**Data lines**
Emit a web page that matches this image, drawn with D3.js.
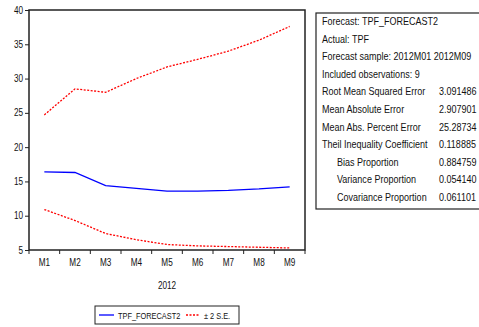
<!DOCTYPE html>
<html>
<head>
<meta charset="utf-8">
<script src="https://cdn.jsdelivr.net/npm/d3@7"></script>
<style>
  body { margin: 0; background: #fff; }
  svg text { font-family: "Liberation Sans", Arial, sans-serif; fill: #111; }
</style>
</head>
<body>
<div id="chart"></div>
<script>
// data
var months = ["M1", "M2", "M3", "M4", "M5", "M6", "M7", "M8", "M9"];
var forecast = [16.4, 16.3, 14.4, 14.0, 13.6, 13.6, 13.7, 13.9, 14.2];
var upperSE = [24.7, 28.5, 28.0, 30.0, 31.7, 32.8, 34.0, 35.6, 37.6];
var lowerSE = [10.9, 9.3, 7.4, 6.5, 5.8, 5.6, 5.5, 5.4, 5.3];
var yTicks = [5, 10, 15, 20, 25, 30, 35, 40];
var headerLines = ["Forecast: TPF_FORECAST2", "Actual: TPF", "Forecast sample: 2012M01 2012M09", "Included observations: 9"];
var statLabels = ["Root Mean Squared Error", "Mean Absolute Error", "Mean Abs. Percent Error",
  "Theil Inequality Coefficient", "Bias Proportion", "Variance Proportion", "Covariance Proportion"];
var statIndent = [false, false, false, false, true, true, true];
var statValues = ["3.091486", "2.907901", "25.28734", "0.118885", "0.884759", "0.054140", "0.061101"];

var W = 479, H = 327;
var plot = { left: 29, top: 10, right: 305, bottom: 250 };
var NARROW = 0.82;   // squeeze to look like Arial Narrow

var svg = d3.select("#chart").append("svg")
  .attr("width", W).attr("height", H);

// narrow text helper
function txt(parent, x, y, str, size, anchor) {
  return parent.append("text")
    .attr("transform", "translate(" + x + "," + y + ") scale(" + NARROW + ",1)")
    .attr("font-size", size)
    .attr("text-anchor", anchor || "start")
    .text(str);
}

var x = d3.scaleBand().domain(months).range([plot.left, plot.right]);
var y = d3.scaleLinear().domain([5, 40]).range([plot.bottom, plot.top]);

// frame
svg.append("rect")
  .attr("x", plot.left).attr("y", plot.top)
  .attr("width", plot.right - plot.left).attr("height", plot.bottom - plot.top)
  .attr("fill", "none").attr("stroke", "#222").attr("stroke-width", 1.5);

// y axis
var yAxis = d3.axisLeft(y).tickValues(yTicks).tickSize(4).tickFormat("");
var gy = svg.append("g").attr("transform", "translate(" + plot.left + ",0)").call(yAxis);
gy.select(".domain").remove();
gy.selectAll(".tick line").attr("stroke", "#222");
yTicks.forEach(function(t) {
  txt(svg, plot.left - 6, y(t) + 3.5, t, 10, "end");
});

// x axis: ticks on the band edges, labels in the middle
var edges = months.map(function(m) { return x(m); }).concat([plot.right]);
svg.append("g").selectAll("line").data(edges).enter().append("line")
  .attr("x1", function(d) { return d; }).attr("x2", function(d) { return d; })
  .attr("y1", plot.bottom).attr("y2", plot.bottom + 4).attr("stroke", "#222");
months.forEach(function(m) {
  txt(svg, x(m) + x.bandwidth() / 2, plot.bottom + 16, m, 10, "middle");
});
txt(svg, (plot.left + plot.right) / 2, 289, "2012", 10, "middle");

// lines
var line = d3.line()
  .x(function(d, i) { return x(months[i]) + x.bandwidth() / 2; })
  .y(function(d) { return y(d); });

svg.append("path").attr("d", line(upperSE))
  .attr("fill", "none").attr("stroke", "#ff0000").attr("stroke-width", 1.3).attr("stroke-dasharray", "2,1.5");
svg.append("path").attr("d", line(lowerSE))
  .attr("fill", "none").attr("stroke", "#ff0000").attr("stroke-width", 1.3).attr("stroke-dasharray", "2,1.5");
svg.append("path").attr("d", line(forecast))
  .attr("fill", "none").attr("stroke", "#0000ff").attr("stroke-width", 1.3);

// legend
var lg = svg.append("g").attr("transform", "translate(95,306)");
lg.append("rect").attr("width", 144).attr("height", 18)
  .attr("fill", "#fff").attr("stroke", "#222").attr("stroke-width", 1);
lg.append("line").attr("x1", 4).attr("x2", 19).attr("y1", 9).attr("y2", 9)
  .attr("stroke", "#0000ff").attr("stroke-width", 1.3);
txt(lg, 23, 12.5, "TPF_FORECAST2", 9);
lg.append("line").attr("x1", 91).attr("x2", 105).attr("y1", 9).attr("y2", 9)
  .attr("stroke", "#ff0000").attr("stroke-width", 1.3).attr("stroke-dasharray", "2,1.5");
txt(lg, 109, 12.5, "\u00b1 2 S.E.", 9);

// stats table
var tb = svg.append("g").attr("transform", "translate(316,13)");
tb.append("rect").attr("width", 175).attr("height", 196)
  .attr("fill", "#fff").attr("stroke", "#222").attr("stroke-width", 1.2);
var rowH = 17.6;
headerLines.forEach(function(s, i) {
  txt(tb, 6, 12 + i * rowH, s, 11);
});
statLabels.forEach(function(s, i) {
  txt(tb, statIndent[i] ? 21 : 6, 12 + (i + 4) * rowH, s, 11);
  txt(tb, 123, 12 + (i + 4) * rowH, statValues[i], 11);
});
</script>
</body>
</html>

**What this task involves**
Restate the listing above word for word, and skip the pictures.

**The result**
Emit a web page that matches this image, drawn with D3.js.
<!DOCTYPE html>
<html>
<head>
<meta charset="utf-8">
<script src="https://cdn.jsdelivr.net/npm/d3@7"></script>
<style>
  body { margin: 0; background: #fff; }
  svg text { font-family: "Liberation Sans", Arial, sans-serif; fill: #111; }
</style>
</head>
<body>
<div id="chart"></div>
<script>
// data
var months = ["M1", "M2", "M3", "M4", "M5", "M6", "M7", "M8", "M9"];
var forecast = [16.4, 16.3, 14.4, 14.0, 13.6, 13.6, 13.7, 13.9, 14.2];
var upperSE = [24.7, 28.5, 28.0, 30.0, 31.7, 32.8, 34.0, 35.6, 37.6];
var lowerSE = [10.9, 9.3, 7.4, 6.5, 5.8, 5.6, 5.5, 5.4, 5.3];
var yTicks = [5, 10, 15, 20, 25, 30, 35, 40];
var headerLines = ["Forecast: TPF_FORECAST2", "Actual: TPF", "Forecast sample: 2012M01 2012M09", "Included observations: 9"];
var statLabels = ["Root Mean Squared Error", "Mean Absolute Error", "Mean Abs. Percent Error",
  "Theil Inequality Coefficient", "Bias Proportion", "Variance Proportion", "Covariance Proportion"];
var statIndent = [false, false, false, false, true, true, true];
var statValues = ["3.091486", "2.907901", "25.28734", "0.118885", "0.884759", "0.054140", "0.061101"];

var W = 479, H = 327;
var plot = { left: 29, top: 10, right: 305, bottom: 250 };
var NARROW = 0.82;   // squeeze to look like Arial Narrow

var svg = d3.select("#chart").append("svg")
  .attr("width", W).attr("height", H);

// narrow text helper
function txt(parent, x, y, str, size, anchor) {
  return parent.append("text")
    .attr("transform", "translate(" + x + "," + y + ") scale(" + NARROW + ",1)")
    .attr("font-size", size)
    .attr("text-anchor", anchor || "start")
    .text(str);
}

var x = d3.scaleBand().domain(months).range([plot.left, plot.right]);
var y = d3.scaleLinear().domain([5, 40]).range([plot.bottom, plot.top]);

// frame
svg.append("rect")
  .attr("x", plot.left).attr("y", plot.top)
  .attr("width", plot.right - plot.left).attr("height", plot.bottom - plot.top)
  .attr("fill", "none").attr("stroke", "#222").attr("stroke-width", 1.5);

// y axis
var yAxis = d3.axisLeft(y).tickValues(yTicks).tickSize(4).tickFormat("");
var gy = svg.append("g").attr("transform", "translate(" + plot.left + ",0)").call(yAxis);
gy.select(".domain").remove();
gy.selectAll(".tick line").attr("stroke", "#222");
yTicks.forEach(function(t) {
  txt(svg, plot.left - 6, y(t) + 3.5, t, 10, "end");
});

// x axis: ticks on the band edges, labels in the middle
var edges = months.map(function(m) { return x(m); }).concat([plot.right]);
svg.append("g").selectAll("line").data(edges).enter().append("line")
  .attr("x1", function(d) { return d; }).attr("x2", function(d) { return d; })
  .attr("y1", plot.bottom).attr("y2", plot.bottom + 4).attr("stroke", "#222");
months.forEach(function(m) {
  txt(svg, x(m) + x.bandwidth() / 2, plot.bottom + 16, m, 10, "middle");
});
txt(svg, (plot.left + plot.right) / 2, 289, "2012", 10, "middle");

// lines
var line = d3.line()
  .x(function(d, i) { return x(months[i]) + x.bandwidth() / 2; })
  .y(function(d) { return y(d); });

svg.append("path").attr("d", line(upperSE))
  .attr("fill", "none").attr("stroke", "#ff0000").attr("stroke-width", 1.3).attr("stroke-dasharray", "2,1.5");
svg.append("path").attr("d", line(lowerSE))
  .attr("fill", "none").attr("stroke", "#ff0000").attr("stroke-width", 1.3).attr("stroke-dasharray", "2,1.5");
svg.append("path").attr("d", line(forecast))
  .attr("fill", "none").attr("stroke", "#0000ff").attr("stroke-width", 1.3);

// legend
var lg = svg.append("g").attr("transform", "translate(95,306)");
lg.append("rect").attr("width", 144).attr("height", 18)
  .attr("fill", "#fff").attr("stroke", "#222").attr("stroke-width", 1);
lg.append("line").attr("x1", 4).attr("x2", 19).attr("y1", 9).attr("y2", 9)
  .attr("stroke", "#0000ff").attr("stroke-width", 1.3);
txt(lg, 23, 12.5, "TPF_FORECAST2", 9);
lg.append("line").attr("x1", 91).attr("x2", 105).attr("y1", 9).attr("y2", 9)
  .attr("stroke", "#ff0000").attr("stroke-width", 1.3).attr("stroke-dasharray", "2,1.5");
txt(lg, 109, 12.5, "\u00b1 2 S.E.", 9);

// stats table
var tb = svg.append("g").attr("transform", "translate(316,13)");
tb.append("rect").attr("width", 175).attr("height", 196)
  .attr("fill", "#fff").attr("stroke", "#222").attr("stroke-width", 1.2);
var rowH = 17.6;
headerLines.forEach(function(s, i) {
  txt(tb, 6, 12 + i * rowH, s, 11);
});
statLabels.forEach(function(s, i) {
  txt(tb, statIndent[i] ? 21 : 6, 12 + (i + 4) * rowH, s, 11);
  txt(tb, 123, 12 + (i + 4) * rowH, statValues[i], 11);
});
</script>
</body>
</html>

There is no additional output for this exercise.